REQUIRED TASK
In the records below, begin at the line that has "The picture is" and stop after the line that has "const yRange = [1.5, 3.7];"; quote those lines verbatim and nothing more.
######
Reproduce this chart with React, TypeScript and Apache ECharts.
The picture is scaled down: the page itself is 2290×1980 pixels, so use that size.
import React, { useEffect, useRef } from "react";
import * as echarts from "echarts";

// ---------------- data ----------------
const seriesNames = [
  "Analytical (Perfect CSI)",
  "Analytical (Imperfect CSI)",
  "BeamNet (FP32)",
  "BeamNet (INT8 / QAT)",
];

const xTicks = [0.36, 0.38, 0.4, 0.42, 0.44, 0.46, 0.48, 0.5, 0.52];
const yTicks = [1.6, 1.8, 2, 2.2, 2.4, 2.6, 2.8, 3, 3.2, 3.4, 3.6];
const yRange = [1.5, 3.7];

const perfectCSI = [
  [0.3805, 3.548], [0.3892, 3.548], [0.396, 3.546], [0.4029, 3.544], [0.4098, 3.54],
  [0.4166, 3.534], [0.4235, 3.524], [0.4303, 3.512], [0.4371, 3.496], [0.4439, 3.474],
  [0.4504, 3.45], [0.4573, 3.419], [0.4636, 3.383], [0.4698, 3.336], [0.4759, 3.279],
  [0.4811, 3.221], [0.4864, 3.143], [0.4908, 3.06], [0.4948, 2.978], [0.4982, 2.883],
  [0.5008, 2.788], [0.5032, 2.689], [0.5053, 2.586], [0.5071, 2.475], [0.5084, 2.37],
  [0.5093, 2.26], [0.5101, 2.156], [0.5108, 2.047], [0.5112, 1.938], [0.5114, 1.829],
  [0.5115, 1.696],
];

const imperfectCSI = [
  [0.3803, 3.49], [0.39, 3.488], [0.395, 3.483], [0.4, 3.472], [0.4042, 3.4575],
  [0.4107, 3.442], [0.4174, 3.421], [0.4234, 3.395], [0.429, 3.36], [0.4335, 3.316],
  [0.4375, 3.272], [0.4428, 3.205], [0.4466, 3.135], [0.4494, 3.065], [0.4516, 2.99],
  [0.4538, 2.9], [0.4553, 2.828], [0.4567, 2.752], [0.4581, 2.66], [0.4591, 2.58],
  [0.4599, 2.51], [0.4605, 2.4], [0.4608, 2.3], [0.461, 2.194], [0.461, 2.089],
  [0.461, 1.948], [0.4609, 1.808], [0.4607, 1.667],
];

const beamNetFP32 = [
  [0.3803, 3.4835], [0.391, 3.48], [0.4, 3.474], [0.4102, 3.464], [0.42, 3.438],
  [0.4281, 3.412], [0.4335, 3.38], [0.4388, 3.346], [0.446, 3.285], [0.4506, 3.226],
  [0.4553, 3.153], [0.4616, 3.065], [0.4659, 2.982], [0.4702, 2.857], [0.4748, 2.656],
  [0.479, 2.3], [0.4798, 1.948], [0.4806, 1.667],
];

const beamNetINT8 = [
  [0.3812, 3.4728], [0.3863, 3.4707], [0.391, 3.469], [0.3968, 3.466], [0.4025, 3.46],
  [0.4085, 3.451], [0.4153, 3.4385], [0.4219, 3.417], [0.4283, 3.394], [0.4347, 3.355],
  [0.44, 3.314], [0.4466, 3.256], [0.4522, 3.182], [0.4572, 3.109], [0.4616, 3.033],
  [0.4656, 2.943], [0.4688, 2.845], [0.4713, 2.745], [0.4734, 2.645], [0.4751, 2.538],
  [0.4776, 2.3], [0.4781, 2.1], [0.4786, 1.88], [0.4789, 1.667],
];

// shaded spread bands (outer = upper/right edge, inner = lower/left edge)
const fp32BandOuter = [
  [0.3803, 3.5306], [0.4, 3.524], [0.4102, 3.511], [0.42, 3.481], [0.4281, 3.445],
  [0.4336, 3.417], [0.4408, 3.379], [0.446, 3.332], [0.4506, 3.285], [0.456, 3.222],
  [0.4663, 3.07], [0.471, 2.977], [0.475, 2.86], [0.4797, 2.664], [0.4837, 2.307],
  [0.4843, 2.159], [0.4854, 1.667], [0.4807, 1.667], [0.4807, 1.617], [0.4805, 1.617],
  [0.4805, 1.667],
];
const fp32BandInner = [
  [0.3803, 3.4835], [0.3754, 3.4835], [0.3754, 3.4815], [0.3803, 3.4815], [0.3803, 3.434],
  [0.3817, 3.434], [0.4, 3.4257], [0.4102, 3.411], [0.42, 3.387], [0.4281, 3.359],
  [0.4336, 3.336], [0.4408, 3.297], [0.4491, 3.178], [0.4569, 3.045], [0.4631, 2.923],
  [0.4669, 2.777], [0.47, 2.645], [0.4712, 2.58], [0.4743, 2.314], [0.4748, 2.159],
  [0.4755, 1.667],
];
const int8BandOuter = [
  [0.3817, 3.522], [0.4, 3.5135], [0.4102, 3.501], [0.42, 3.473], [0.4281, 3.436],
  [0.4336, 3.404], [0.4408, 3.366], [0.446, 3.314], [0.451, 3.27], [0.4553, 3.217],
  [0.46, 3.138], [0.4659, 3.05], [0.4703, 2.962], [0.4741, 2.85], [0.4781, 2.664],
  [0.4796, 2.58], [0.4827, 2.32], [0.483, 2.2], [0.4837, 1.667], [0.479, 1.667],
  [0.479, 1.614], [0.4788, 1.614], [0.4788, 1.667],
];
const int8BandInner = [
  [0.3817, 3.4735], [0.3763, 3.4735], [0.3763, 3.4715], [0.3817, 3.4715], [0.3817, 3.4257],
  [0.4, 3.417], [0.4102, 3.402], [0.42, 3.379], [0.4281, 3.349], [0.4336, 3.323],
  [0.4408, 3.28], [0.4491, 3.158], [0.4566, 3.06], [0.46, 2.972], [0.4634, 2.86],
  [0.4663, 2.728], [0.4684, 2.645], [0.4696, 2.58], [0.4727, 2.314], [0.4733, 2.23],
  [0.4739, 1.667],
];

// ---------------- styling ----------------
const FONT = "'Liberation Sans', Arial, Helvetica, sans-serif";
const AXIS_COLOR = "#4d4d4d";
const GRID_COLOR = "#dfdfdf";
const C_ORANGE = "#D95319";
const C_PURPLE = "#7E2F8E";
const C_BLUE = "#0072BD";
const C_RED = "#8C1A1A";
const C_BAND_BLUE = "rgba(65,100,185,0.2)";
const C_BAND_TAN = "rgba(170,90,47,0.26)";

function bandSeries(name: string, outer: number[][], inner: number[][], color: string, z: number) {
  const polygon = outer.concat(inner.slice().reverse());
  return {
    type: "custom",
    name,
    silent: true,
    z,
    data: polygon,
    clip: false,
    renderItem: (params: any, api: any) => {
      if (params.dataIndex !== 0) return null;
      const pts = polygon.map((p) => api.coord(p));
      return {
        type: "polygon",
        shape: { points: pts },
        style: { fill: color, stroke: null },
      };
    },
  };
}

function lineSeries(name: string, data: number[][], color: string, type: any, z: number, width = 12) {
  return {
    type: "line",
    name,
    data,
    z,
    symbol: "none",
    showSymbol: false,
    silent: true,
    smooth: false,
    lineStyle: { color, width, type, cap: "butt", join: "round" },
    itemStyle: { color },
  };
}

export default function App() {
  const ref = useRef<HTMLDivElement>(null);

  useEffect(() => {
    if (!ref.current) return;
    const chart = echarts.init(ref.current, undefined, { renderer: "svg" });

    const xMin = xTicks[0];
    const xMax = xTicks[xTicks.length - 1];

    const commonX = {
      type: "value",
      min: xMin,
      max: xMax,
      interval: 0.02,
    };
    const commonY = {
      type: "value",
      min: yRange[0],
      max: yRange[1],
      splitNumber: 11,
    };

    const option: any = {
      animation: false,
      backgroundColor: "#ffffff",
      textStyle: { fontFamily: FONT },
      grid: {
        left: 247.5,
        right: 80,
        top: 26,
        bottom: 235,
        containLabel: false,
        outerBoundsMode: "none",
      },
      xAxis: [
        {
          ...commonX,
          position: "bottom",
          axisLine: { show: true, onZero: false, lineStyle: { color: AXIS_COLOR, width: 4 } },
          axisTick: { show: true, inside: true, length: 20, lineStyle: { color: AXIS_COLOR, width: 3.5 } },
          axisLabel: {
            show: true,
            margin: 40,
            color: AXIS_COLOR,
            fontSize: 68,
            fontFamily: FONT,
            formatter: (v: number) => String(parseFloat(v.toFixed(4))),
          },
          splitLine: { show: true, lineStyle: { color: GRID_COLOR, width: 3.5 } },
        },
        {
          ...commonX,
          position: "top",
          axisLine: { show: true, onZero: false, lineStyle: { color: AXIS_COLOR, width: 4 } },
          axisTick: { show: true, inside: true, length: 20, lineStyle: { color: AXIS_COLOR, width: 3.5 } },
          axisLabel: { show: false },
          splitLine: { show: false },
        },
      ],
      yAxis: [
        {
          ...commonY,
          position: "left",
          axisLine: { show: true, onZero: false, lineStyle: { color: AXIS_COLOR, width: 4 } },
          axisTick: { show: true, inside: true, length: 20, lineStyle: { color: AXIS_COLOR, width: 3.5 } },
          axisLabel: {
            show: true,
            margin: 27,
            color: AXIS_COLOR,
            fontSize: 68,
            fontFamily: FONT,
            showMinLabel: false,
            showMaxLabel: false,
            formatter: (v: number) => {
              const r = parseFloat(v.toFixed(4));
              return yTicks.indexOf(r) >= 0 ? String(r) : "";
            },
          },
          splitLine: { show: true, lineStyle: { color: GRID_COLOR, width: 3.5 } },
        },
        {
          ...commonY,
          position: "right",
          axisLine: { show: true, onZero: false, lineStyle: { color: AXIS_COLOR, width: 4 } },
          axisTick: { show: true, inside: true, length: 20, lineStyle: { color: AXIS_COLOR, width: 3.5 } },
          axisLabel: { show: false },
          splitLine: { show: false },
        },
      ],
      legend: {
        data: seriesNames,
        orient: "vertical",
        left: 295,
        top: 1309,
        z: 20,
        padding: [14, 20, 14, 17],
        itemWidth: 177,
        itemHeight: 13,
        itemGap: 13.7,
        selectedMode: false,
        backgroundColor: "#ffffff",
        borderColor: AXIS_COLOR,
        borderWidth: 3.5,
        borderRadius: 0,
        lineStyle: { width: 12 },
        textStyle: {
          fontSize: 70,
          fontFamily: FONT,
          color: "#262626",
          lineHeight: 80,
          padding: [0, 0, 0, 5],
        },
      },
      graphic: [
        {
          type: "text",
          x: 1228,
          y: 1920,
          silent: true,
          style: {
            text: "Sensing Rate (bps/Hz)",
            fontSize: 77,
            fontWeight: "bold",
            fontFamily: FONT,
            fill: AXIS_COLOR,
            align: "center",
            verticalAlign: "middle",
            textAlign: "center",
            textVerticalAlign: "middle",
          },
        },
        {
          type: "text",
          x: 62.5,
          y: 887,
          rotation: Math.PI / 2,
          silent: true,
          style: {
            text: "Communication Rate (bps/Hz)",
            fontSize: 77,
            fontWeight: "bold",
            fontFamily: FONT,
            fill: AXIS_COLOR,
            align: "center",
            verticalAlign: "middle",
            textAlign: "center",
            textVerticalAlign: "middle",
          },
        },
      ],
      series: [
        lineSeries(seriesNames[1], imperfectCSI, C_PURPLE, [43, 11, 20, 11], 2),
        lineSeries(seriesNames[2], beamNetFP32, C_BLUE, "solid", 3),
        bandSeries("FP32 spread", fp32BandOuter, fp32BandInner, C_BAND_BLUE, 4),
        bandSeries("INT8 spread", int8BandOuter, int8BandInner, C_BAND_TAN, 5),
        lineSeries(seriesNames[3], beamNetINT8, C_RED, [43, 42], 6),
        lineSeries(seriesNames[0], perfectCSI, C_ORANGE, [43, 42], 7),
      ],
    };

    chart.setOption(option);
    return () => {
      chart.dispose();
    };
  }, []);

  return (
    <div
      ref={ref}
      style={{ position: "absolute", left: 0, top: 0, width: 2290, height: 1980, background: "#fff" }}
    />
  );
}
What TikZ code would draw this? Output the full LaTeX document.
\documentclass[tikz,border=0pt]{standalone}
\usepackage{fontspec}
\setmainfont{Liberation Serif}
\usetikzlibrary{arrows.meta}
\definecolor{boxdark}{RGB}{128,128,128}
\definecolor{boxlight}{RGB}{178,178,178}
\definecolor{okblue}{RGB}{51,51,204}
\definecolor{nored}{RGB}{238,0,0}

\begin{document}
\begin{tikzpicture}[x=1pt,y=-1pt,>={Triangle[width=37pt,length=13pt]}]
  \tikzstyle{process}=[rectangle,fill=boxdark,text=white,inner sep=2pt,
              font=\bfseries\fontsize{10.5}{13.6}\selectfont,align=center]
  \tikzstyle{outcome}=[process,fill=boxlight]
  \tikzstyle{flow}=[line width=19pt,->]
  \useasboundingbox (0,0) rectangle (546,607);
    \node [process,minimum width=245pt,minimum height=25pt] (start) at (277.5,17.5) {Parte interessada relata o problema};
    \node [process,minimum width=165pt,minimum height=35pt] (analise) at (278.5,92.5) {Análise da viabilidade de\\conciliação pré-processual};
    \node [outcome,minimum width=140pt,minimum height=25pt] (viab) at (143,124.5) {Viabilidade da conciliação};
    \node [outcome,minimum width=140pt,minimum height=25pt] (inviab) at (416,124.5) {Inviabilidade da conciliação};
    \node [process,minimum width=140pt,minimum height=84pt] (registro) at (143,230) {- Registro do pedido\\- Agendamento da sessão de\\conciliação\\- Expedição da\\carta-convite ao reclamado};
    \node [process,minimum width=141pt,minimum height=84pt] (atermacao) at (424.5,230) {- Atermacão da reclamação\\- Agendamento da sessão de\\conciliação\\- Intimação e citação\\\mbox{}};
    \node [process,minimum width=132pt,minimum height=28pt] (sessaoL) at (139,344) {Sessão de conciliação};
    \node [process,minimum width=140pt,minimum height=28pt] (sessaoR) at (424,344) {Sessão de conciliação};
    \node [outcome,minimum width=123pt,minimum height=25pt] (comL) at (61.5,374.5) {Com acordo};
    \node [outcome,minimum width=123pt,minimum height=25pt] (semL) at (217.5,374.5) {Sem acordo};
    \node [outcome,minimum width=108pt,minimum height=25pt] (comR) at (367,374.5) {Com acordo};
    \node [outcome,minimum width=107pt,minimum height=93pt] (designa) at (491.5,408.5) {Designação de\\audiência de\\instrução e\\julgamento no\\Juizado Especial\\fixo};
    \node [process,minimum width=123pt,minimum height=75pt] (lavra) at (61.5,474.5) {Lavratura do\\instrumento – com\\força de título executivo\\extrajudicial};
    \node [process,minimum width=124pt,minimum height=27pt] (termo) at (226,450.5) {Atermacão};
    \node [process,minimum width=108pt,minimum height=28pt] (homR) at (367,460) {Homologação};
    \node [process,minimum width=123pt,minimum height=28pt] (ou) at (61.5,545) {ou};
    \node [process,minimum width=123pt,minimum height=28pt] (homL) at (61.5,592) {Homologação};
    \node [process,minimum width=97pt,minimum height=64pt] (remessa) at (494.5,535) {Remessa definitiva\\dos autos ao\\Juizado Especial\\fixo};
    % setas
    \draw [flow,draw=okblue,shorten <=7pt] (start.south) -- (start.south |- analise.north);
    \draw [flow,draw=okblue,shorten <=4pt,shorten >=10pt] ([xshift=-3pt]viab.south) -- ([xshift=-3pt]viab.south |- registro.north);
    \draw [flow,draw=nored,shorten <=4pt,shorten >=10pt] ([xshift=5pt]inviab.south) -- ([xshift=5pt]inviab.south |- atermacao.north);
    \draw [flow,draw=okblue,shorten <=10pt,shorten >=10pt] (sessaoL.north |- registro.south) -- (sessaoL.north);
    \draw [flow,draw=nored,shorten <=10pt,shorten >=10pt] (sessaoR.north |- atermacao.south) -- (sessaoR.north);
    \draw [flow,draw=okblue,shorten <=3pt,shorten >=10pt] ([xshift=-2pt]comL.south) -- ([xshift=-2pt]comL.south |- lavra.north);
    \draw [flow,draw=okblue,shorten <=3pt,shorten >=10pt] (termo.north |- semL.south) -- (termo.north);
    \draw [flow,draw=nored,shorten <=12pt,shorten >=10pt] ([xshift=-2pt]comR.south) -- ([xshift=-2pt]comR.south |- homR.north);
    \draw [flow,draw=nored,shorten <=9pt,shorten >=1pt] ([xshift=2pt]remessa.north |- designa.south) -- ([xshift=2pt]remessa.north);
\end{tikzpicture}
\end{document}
######
SOLUTION
The picture is scaled down: the page itself is 2290×1980 pixels, so use that size.
import React, { useEffect, useRef } from "react";
import * as echarts from "echarts";

// ---------------- data ----------------
const seriesNames = [
  "Analytical (Perfect CSI)",
  "Analytical (Imperfect CSI)",
  "BeamNet (FP32)",
  "BeamNet (INT8 / QAT)",
];

const xTicks = [0.36, 0.38, 0.4, 0.42, 0.44, 0.46, 0.48, 0.5, 0.52];
const yTicks = [1.6, 1.8, 2, 2.2, 2.4, 2.6, 2.8, 3, 3.2, 3.4, 3.6];
const yRange = [1.5, 3.7];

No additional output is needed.